Reproduce every entry below precisely; do not include the pictures.

(Plotting code records)
····················

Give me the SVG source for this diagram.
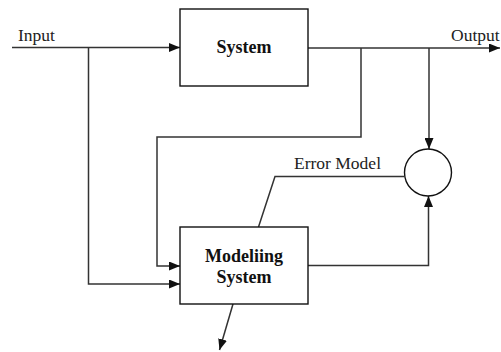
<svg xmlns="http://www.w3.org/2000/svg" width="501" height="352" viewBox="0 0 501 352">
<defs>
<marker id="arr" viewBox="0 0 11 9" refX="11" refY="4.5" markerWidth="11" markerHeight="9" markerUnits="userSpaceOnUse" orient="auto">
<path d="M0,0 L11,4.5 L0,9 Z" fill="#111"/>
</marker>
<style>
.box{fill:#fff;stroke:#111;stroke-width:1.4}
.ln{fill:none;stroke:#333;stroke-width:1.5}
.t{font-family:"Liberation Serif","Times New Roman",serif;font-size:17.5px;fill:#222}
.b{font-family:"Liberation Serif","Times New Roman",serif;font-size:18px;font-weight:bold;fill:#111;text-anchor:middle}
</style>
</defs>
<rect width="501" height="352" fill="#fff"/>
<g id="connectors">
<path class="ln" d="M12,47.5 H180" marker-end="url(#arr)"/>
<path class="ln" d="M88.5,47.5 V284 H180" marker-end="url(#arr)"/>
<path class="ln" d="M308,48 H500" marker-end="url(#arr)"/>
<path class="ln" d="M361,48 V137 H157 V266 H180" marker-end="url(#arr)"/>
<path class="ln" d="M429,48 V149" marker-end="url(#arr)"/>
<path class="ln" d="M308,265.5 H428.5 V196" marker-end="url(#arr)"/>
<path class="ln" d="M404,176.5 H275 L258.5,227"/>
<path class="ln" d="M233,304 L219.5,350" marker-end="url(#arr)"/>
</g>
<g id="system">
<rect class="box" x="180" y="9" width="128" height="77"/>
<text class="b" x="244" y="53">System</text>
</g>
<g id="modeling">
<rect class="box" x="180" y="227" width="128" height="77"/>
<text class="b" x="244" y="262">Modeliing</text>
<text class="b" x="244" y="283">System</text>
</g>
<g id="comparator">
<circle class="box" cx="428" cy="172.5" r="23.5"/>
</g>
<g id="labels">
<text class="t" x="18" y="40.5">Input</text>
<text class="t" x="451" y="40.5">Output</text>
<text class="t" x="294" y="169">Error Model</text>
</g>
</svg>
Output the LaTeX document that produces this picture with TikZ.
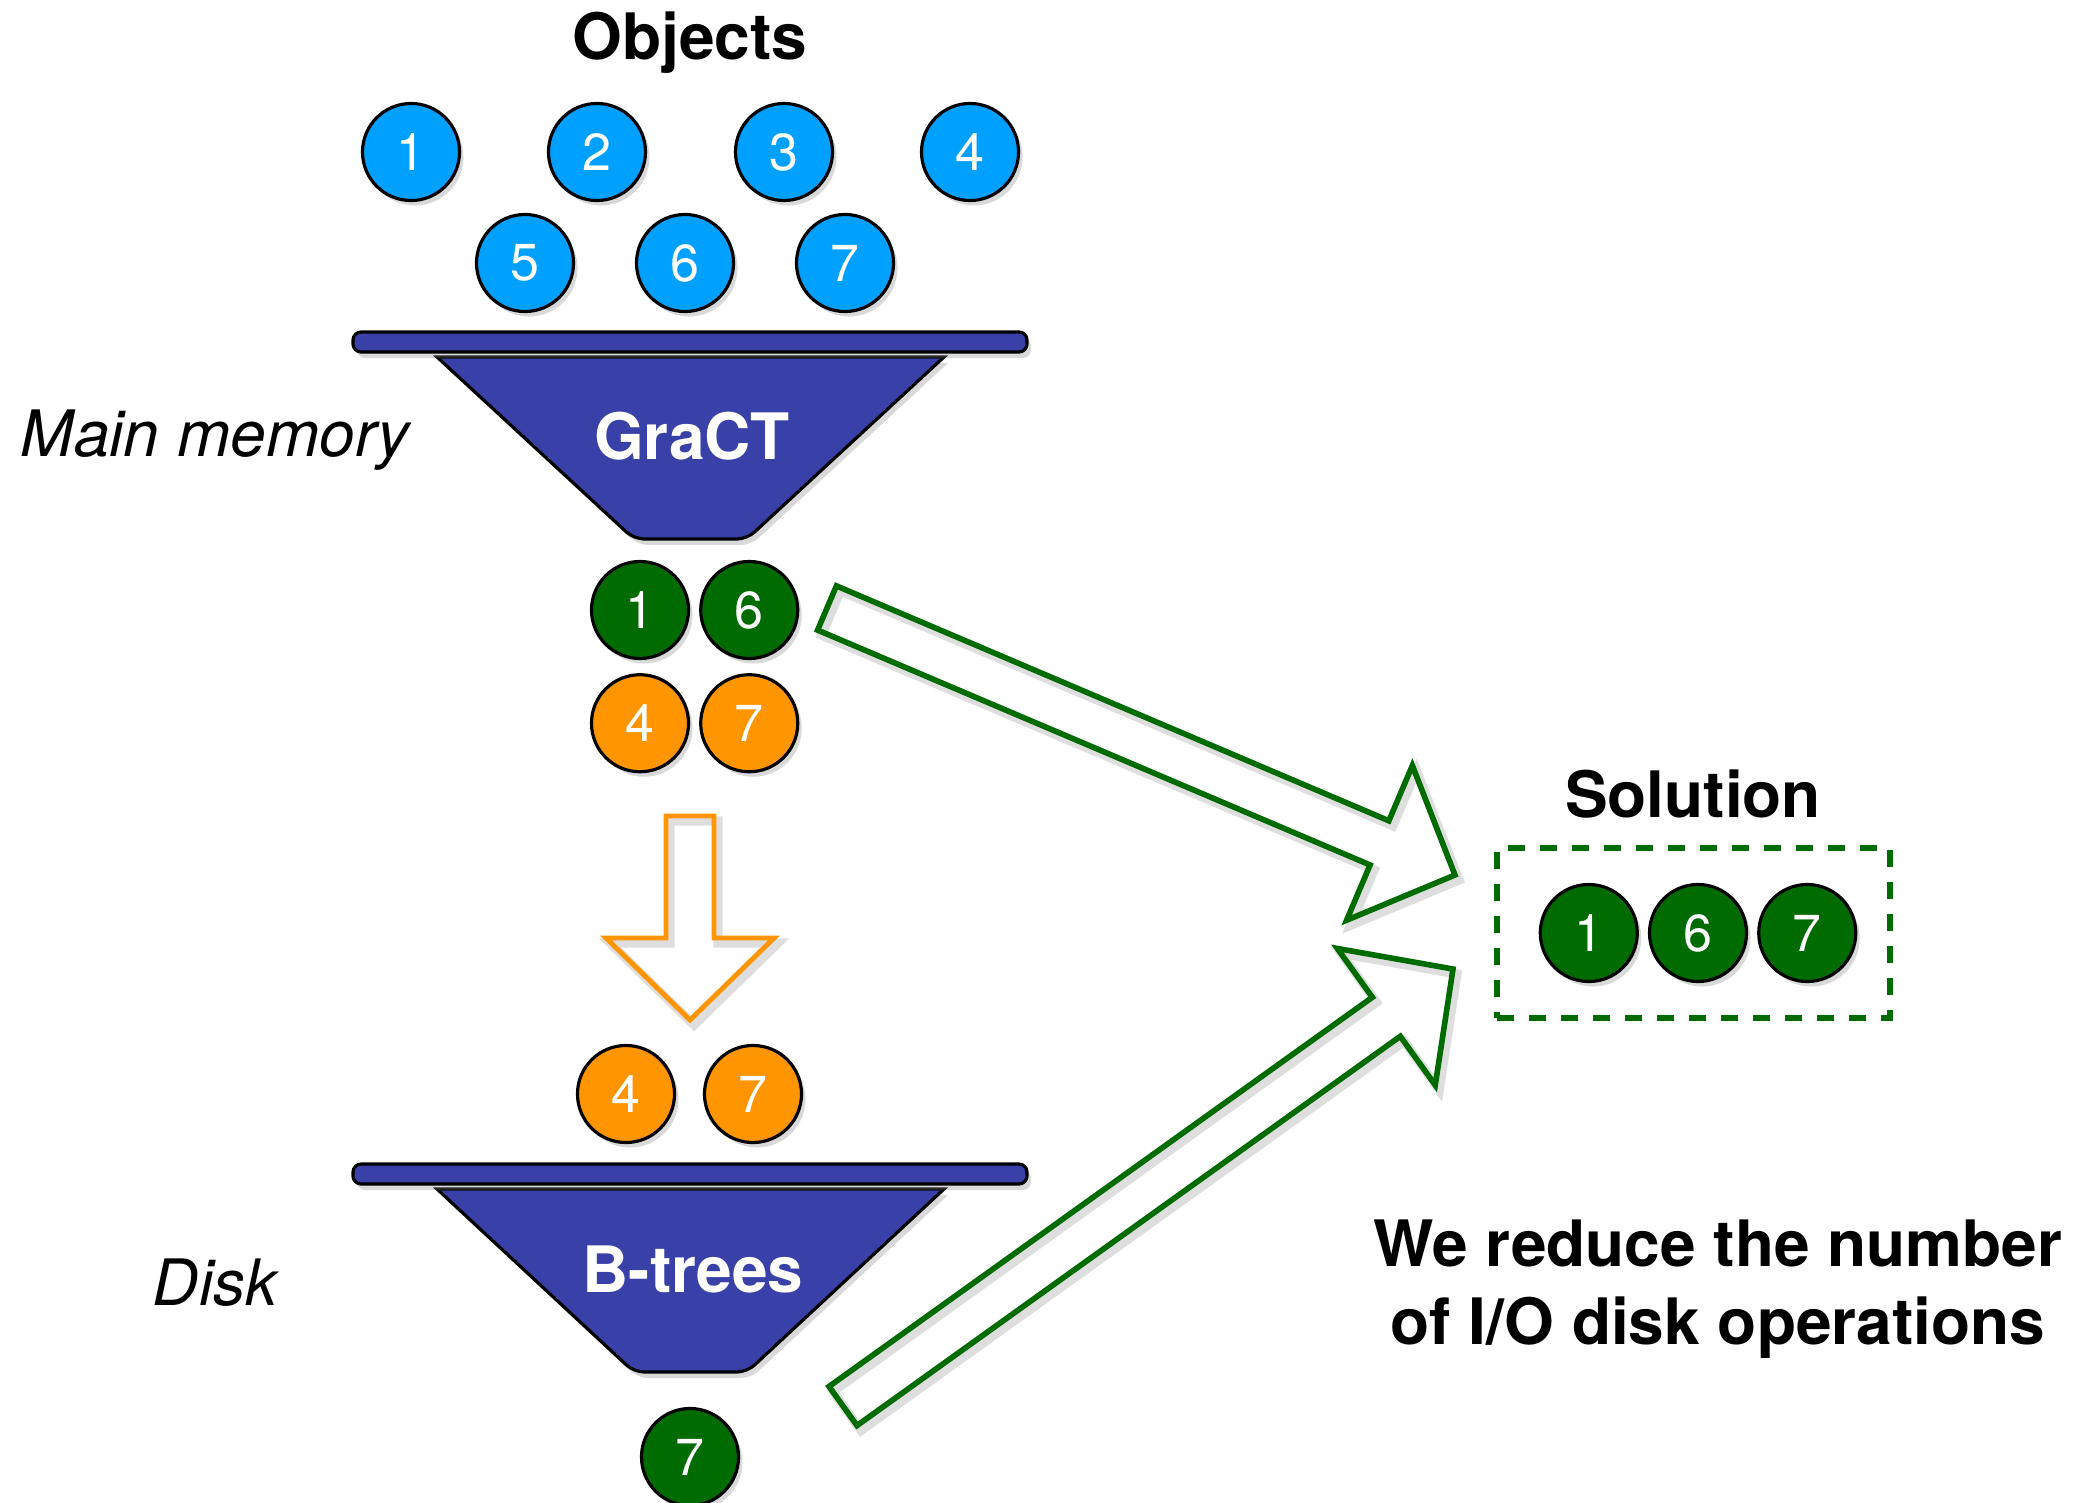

····················

_Worked answer_.
Give me the SVG source for this diagram.
<svg xmlns="http://www.w3.org/2000/svg" width="501" height="352" viewBox="0 0 501 352">
<defs>
<marker id="arr" viewBox="0 0 11 9" refX="11" refY="4.5" markerWidth="11" markerHeight="9" markerUnits="userSpaceOnUse" orient="auto">
<path d="M0,0 L11,4.5 L0,9 Z" fill="#111"/>
</marker>
<style>
.box{fill:#fff;stroke:#111;stroke-width:1.4}
.ln{fill:none;stroke:#333;stroke-width:1.5}
.t{font-family:"Liberation Serif","Times New Roman",serif;font-size:17.5px;fill:#222}
.b{font-family:"Liberation Serif","Times New Roman",serif;font-size:18px;font-weight:bold;fill:#111;text-anchor:middle}
</style>
</defs>
<rect width="501" height="352" fill="#fff"/>
<g id="connectors">
<path class="ln" d="M12,47.5 H180" marker-end="url(#arr)"/>
<path class="ln" d="M88.5,47.5 V284 H180" marker-end="url(#arr)"/>
<path class="ln" d="M308,48 H500" marker-end="url(#arr)"/>
<path class="ln" d="M361,48 V137 H157 V266 H180" marker-end="url(#arr)"/>
<path class="ln" d="M429,48 V149" marker-end="url(#arr)"/>
<path class="ln" d="M308,265.5 H428.5 V196" marker-end="url(#arr)"/>
<path class="ln" d="M404,176.5 H275 L258.5,227"/>
<path class="ln" d="M233,304 L219.5,350" marker-end="url(#arr)"/>
</g>
<g id="system">
<rect class="box" x="180" y="9" width="128" height="77"/>
<text class="b" x="244" y="53">System</text>
</g>
<g id="modeling">
<rect class="box" x="180" y="227" width="128" height="77"/>
<text class="b" x="244" y="262">Modeliing</text>
<text class="b" x="244" y="283">System</text>
</g>
<g id="comparator">
<circle class="box" cx="428" cy="172.5" r="23.5"/>
</g>
<g id="labels">
<text class="t" x="18" y="40.5">Input</text>
<text class="t" x="451" y="40.5">Output</text>
<text class="t" x="294" y="169">Error Model</text>
</g>
</svg>
Output the LaTeX document that produces this picture with TikZ.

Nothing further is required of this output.